/---

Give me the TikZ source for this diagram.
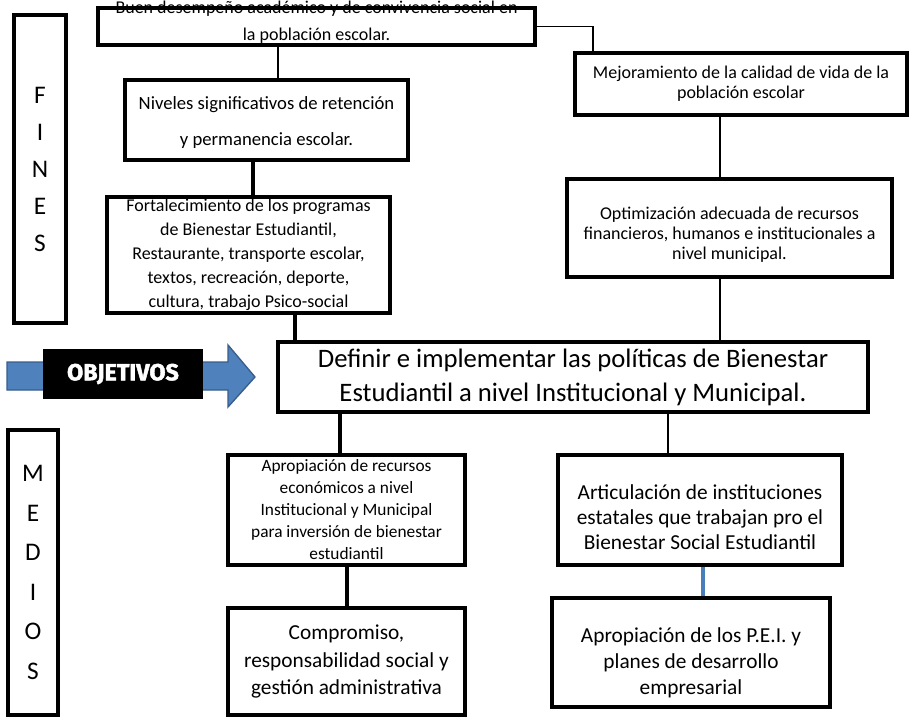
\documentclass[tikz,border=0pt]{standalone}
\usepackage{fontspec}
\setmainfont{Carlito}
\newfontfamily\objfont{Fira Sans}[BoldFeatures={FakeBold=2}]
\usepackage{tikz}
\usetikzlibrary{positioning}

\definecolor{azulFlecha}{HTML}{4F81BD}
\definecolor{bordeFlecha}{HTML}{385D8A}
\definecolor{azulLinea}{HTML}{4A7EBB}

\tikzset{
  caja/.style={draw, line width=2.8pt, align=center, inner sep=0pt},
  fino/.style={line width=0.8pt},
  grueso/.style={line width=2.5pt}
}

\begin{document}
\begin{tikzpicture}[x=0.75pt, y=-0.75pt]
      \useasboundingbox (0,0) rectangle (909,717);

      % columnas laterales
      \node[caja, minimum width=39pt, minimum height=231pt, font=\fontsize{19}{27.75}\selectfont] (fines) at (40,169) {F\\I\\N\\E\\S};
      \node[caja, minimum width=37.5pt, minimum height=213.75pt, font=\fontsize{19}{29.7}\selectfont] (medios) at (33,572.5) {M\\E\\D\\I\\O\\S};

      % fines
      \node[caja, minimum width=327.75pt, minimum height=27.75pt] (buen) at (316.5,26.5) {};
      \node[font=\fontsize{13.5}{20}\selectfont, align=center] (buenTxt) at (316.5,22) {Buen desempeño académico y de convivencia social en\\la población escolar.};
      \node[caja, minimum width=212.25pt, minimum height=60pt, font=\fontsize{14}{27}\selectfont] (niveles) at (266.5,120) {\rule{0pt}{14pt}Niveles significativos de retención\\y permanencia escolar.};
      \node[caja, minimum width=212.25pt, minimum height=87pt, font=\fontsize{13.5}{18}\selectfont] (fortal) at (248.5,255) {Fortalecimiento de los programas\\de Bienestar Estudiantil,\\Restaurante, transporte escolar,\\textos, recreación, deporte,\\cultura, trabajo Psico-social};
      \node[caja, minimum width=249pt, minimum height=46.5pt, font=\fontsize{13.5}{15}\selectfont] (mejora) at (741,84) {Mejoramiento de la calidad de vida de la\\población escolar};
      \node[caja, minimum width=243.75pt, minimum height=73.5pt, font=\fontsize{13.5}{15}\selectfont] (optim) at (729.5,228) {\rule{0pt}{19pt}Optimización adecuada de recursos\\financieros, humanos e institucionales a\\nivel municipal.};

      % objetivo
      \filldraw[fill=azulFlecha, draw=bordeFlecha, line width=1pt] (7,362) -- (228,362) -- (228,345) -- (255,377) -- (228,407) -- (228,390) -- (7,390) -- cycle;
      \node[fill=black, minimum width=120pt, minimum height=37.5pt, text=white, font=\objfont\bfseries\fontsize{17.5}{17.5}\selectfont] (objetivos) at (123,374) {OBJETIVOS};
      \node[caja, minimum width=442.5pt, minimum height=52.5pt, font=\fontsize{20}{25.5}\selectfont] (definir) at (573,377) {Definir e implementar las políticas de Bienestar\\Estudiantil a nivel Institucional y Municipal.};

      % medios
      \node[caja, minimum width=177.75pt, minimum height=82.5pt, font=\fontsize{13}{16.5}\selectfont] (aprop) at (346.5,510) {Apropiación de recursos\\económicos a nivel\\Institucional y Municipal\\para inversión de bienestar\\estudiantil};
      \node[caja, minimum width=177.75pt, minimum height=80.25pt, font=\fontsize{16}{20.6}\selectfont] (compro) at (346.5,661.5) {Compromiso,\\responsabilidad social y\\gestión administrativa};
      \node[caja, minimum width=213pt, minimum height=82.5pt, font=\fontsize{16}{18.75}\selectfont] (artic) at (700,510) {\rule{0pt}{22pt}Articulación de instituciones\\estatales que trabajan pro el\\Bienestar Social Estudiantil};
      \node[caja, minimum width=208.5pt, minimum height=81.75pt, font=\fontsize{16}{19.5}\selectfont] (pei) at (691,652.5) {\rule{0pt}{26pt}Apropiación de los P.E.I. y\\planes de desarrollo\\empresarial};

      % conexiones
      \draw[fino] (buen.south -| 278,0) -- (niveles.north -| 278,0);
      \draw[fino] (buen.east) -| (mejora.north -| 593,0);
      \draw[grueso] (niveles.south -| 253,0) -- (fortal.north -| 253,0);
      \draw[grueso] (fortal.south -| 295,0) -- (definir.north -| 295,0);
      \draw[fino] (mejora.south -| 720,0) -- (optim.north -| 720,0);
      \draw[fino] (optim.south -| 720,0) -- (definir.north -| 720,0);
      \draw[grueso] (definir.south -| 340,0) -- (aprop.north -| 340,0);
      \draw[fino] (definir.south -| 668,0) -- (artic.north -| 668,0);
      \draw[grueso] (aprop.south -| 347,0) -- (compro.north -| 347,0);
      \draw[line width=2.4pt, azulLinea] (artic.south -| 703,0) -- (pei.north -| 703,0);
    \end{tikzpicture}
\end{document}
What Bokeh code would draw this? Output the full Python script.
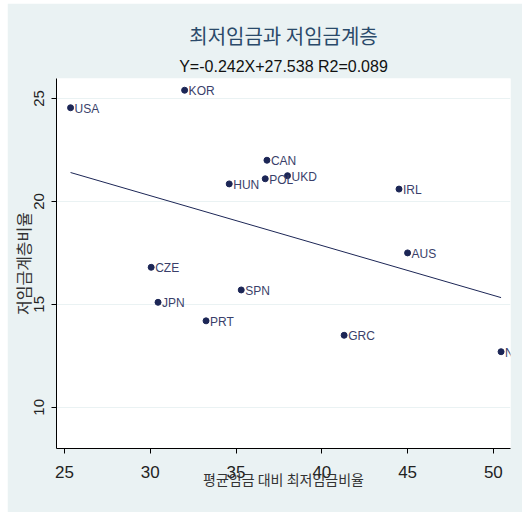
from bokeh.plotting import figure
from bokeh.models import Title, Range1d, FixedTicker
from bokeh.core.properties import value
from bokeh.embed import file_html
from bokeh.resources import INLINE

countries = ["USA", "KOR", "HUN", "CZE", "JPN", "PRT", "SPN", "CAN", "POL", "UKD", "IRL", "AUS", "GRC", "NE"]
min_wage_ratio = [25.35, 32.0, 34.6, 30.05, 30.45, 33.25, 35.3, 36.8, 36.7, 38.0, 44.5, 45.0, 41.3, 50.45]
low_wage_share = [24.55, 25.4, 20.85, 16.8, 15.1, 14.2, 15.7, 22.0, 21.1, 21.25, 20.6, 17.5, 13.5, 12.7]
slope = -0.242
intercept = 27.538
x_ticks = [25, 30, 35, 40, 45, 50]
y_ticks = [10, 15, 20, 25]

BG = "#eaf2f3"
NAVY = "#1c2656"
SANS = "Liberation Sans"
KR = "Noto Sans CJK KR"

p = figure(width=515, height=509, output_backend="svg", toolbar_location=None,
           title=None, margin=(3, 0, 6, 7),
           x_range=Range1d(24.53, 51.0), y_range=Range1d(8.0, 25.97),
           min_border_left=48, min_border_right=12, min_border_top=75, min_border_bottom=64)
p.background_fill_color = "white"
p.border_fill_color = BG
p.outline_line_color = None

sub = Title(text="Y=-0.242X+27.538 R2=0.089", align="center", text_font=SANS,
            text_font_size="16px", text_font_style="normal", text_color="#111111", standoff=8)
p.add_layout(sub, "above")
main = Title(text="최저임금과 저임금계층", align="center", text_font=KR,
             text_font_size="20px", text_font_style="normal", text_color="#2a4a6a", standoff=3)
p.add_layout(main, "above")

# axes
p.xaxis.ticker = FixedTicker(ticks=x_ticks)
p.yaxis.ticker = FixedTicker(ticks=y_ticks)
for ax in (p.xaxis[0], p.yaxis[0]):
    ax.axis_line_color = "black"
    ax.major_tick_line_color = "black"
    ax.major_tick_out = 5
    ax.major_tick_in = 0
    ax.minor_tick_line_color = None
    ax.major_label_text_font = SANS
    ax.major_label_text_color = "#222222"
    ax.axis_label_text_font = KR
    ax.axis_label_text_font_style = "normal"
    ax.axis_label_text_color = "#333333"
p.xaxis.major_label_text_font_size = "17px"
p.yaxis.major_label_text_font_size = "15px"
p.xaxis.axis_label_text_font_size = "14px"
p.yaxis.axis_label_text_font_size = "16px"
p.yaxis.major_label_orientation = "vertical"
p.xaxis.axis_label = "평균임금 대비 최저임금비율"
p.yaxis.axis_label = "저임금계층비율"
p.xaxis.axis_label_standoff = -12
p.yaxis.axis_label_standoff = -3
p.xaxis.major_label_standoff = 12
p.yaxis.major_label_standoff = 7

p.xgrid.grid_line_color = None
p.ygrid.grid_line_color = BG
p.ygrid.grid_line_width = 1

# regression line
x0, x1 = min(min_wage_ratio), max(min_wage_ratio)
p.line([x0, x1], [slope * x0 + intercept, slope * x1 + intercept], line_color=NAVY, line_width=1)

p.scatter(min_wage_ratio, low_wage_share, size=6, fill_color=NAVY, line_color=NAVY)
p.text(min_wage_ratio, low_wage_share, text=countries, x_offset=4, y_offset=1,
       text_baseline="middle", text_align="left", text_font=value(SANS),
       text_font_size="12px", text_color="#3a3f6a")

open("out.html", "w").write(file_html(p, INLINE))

\---

■ WHAT THE TASK REQUIRES:
Skip every picture. Repeat the lines from the one with "What Bokeh code" through the one with "p.outline_line_color = None", both ends included.

■ TASK RESULT:
What Bokeh code would draw this? Output the full Python script.
from bokeh.plotting import figure
from bokeh.models import Title, Range1d, FixedTicker
from bokeh.core.properties import value
from bokeh.embed import file_html
from bokeh.resources import INLINE

countries = ["USA", "KOR", "HUN", "CZE", "JPN", "PRT", "SPN", "CAN", "POL", "UKD", "IRL", "AUS", "GRC", "NE"]
min_wage_ratio = [25.35, 32.0, 34.6, 30.05, 30.45, 33.25, 35.3, 36.8, 36.7, 38.0, 44.5, 45.0, 41.3, 50.45]
low_wage_share = [24.55, 25.4, 20.85, 16.8, 15.1, 14.2, 15.7, 22.0, 21.1, 21.25, 20.6, 17.5, 13.5, 12.7]
slope = -0.242
intercept = 27.538
x_ticks = [25, 30, 35, 40, 45, 50]
y_ticks = [10, 15, 20, 25]

BG = "#eaf2f3"
NAVY = "#1c2656"
SANS = "Liberation Sans"
KR = "Noto Sans CJK KR"

p = figure(width=515, height=509, output_backend="svg", toolbar_location=None,
           title=None, margin=(3, 0, 6, 7),
           x_range=Range1d(24.53, 51.0), y_range=Range1d(8.0, 25.97),
           min_border_left=48, min_border_right=12, min_border_top=75, min_border_bottom=64)
p.background_fill_color = "white"
p.border_fill_color = BG
p.outline_line_color = None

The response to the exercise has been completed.